### WHAT YOU HAVE TO DO:
Return the material word for word. Do not include pictures.
□ □ □ □
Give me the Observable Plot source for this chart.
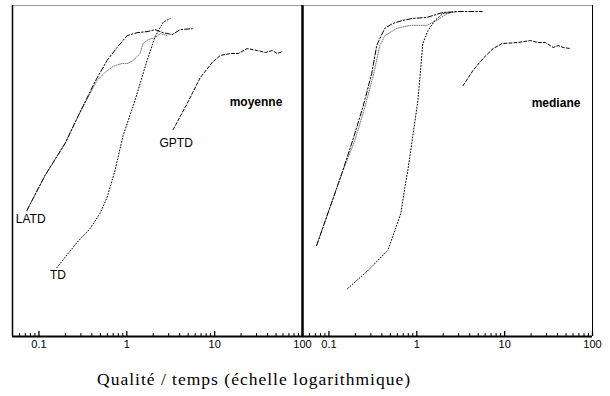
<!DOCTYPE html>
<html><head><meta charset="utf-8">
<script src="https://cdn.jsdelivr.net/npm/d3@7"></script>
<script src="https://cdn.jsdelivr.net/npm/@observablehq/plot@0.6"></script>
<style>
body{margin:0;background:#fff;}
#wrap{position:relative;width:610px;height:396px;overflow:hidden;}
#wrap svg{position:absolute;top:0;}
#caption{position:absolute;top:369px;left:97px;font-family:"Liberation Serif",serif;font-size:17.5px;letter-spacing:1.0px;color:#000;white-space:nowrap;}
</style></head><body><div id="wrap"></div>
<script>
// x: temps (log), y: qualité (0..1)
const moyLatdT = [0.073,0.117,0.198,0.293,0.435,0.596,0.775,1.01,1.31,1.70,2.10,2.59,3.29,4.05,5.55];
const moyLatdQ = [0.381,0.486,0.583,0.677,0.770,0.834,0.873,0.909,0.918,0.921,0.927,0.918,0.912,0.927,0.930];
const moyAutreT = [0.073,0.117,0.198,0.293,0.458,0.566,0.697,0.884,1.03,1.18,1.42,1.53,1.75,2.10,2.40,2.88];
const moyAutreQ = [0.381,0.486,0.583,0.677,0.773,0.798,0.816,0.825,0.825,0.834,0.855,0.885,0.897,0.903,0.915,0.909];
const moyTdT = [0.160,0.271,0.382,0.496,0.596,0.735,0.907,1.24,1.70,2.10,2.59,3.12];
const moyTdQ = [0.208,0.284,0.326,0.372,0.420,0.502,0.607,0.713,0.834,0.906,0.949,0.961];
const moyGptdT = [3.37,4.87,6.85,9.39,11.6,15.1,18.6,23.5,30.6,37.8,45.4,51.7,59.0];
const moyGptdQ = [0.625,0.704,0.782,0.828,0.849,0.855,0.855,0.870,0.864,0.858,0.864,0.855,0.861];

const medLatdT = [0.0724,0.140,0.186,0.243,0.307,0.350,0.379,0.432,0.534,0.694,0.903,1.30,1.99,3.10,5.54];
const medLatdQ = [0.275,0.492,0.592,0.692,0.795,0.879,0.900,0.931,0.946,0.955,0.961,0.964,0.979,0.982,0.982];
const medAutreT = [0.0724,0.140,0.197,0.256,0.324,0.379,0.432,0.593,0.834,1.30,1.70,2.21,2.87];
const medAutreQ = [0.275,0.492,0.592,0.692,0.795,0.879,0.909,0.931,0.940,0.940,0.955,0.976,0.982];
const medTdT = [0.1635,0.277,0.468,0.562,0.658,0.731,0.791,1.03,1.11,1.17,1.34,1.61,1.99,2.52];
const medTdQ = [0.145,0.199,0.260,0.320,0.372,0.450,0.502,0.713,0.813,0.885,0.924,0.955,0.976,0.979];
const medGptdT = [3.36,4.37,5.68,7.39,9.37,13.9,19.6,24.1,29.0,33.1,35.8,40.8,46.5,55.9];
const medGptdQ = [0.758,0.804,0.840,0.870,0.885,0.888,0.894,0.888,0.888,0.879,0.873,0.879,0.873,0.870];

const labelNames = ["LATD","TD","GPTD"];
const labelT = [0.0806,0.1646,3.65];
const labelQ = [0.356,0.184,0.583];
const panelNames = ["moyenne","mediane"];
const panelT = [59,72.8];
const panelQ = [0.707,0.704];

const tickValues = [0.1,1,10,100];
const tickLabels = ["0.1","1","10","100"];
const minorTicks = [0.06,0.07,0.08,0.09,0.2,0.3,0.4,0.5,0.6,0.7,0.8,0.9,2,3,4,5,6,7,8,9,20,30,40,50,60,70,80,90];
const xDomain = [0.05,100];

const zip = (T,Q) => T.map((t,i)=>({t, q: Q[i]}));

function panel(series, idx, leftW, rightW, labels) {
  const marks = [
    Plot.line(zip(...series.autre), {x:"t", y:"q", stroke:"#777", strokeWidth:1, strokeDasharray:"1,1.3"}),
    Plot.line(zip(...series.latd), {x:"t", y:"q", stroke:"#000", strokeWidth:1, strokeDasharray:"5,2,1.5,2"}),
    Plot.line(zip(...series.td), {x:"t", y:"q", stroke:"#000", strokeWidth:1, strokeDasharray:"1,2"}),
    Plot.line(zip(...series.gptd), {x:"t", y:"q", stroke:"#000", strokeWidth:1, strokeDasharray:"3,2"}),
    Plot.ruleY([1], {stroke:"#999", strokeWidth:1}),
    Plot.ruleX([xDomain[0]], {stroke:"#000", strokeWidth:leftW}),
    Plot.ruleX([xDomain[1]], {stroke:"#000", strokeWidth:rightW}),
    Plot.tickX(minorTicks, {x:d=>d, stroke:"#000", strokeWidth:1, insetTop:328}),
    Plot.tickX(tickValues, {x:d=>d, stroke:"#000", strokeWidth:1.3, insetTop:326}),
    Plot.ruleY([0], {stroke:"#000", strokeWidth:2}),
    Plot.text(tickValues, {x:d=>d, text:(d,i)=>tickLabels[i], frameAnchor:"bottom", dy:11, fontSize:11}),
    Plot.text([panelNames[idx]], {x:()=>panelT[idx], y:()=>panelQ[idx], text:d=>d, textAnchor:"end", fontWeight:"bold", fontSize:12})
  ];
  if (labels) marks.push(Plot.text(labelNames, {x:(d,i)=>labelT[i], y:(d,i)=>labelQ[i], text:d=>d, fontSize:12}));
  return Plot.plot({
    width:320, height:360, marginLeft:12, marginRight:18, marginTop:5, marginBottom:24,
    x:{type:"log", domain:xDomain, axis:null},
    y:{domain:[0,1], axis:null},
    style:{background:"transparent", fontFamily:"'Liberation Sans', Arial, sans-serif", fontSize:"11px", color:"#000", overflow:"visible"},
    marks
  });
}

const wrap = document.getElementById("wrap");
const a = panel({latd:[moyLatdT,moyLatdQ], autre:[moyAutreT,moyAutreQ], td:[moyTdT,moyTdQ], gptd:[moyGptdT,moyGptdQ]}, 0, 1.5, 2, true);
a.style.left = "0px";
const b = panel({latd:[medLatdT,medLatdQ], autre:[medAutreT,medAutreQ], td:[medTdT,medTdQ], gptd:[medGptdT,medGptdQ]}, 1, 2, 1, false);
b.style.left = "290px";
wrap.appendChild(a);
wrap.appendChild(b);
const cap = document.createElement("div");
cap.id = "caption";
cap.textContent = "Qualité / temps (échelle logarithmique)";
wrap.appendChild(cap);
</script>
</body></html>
□ □ □ □
### TASK ANSWER:
Give me the Observable Plot source for this chart.
<!DOCTYPE html>
<html><head><meta charset="utf-8">
<script src="https://cdn.jsdelivr.net/npm/d3@7"></script>
<script src="https://cdn.jsdelivr.net/npm/@observablehq/plot@0.6"></script>
<style>
body{margin:0;background:#fff;}
#wrap{position:relative;width:610px;height:396px;overflow:hidden;}
#wrap svg{position:absolute;top:0;}
#caption{position:absolute;top:369px;left:97px;font-family:"Liberation Serif",serif;font-size:17.5px;letter-spacing:1.0px;color:#000;white-space:nowrap;}
</style></head><body><div id="wrap"></div>
<script>
// x: temps (log), y: qualité (0..1)
const moyLatdT = [0.073,0.117,0.198,0.293,0.435,0.596,0.775,1.01,1.31,1.70,2.10,2.59,3.29,4.05,5.55];
const moyLatdQ = [0.381,0.486,0.583,0.677,0.770,0.834,0.873,0.909,0.918,0.921,0.927,0.918,0.912,0.927,0.930];
const moyAutreT = [0.073,0.117,0.198,0.293,0.458,0.566,0.697,0.884,1.03,1.18,1.42,1.53,1.75,2.10,2.40,2.88];
const moyAutreQ = [0.381,0.486,0.583,0.677,0.773,0.798,0.816,0.825,0.825,0.834,0.855,0.885,0.897,0.903,0.915,0.909];
const moyTdT = [0.160,0.271,0.382,0.496,0.596,0.735,0.907,1.24,1.70,2.10,2.59,3.12];
const moyTdQ = [0.208,0.284,0.326,0.372,0.420,0.502,0.607,0.713,0.834,0.906,0.949,0.961];
const moyGptdT = [3.37,4.87,6.85,9.39,11.6,15.1,18.6,23.5,30.6,37.8,45.4,51.7,59.0];
const moyGptdQ = [0.625,0.704,0.782,0.828,0.849,0.855,0.855,0.870,0.864,0.858,0.864,0.855,0.861];

const medLatdT = [0.0724,0.140,0.186,0.243,0.307,0.350,0.379,0.432,0.534,0.694,0.903,1.30,1.99,3.10,5.54];
const medLatdQ = [0.275,0.492,0.592,0.692,0.795,0.879,0.900,0.931,0.946,0.955,0.961,0.964,0.979,0.982,0.982];
const medAutreT = [0.0724,0.140,0.197,0.256,0.324,0.379,0.432,0.593,0.834,1.30,1.70,2.21,2.87];
const medAutreQ = [0.275,0.492,0.592,0.692,0.795,0.879,0.909,0.931,0.940,0.940,0.955,0.976,0.982];
const medTdT = [0.1635,0.277,0.468,0.562,0.658,0.731,0.791,1.03,1.11,1.17,1.34,1.61,1.99,2.52];
const medTdQ = [0.145,0.199,0.260,0.320,0.372,0.450,0.502,0.713,0.813,0.885,0.924,0.955,0.976,0.979];
const medGptdT = [3.36,4.37,5.68,7.39,9.37,13.9,19.6,24.1,29.0,33.1,35.8,40.8,46.5,55.9];
const medGptdQ = [0.758,0.804,0.840,0.870,0.885,0.888,0.894,0.888,0.888,0.879,0.873,0.879,0.873,0.870];

const labelNames = ["LATD","TD","GPTD"];
const labelT = [0.0806,0.1646,3.65];
const labelQ = [0.356,0.184,0.583];
const panelNames = ["moyenne","mediane"];
const panelT = [59,72.8];
const panelQ = [0.707,0.704];

const tickValues = [0.1,1,10,100];
const tickLabels = ["0.1","1","10","100"];
const minorTicks = [0.06,0.07,0.08,0.09,0.2,0.3,0.4,0.5,0.6,0.7,0.8,0.9,2,3,4,5,6,7,8,9,20,30,40,50,60,70,80,90];
const xDomain = [0.05,100];

const zip = (T,Q) => T.map((t,i)=>({t, q: Q[i]}));

function panel(series, idx, leftW, rightW, labels) {
  const marks = [
    Plot.line(zip(...series.autre), {x:"t", y:"q", stroke:"#777", strokeWidth:1, strokeDasharray:"1,1.3"}),
    Plot.line(zip(...series.latd), {x:"t", y:"q", stroke:"#000", strokeWidth:1, strokeDasharray:"5,2,1.5,2"}),
    Plot.line(zip(...series.td), {x:"t", y:"q", stroke:"#000", strokeWidth:1, strokeDasharray:"1,2"}),
    Plot.line(zip(...series.gptd), {x:"t", y:"q", stroke:"#000", strokeWidth:1, strokeDasharray:"3,2"}),
    Plot.ruleY([1], {stroke:"#999", strokeWidth:1}),
    Plot.ruleX([xDomain[0]], {stroke:"#000", strokeWidth:leftW}),
    Plot.ruleX([xDomain[1]], {stroke:"#000", strokeWidth:rightW}),
    Plot.tickX(minorTicks, {x:d=>d, stroke:"#000", strokeWidth:1, insetTop:328}),
    Plot.tickX(tickValues, {x:d=>d, stroke:"#000", strokeWidth:1.3, insetTop:326}),
    Plot.ruleY([0], {stroke:"#000", strokeWidth:2}),
    Plot.text(tickValues, {x:d=>d, text:(d,i)=>tickLabels[i], frameAnchor:"bottom", dy:11, fontSize:11}),
    Plot.text([panelNames[idx]], {x:()=>panelT[idx], y:()=>panelQ[idx], text:d=>d, textAnchor:"end", fontWeight:"bold", fontSize:12})
  ];
  if (labels) marks.push(Plot.text(labelNames, {x:(d,i)=>labelT[i], y:(d,i)=>labelQ[i], text:d=>d, fontSize:12}));
  return Plot.plot({
    width:320, height:360, marginLeft:12, marginRight:18, marginTop:5, marginBottom:24,
    x:{type:"log", domain:xDomain, axis:null},
    y:{domain:[0,1], axis:null},
    style:{background:"transparent", fontFamily:"'Liberation Sans', Arial, sans-serif", fontSize:"11px", color:"#000", overflow:"visible"},
    marks
  });
}

const wrap = document.getElementById("wrap");
const a = panel({latd:[moyLatdT,moyLatdQ], autre:[moyAutreT,moyAutreQ], td:[moyTdT,moyTdQ], gptd:[moyGptdT,moyGptdQ]}, 0, 1.5, 2, true);
a.style.left = "0px";
const b = panel({latd:[medLatdT,medLatdQ], autre:[medAutreT,medAutreQ], td:[medTdT,medTdQ], gptd:[medGptdT,medGptdQ]}, 1, 2, 1, false);
b.style.left = "290px";
wrap.appendChild(a);
wrap.appendChild(b);
const cap = document.createElement("div");
cap.id = "caption";
cap.textContent = "Qualité / temps (échelle logarithmique)";
wrap.appendChild(cap);
</script>
</body></html>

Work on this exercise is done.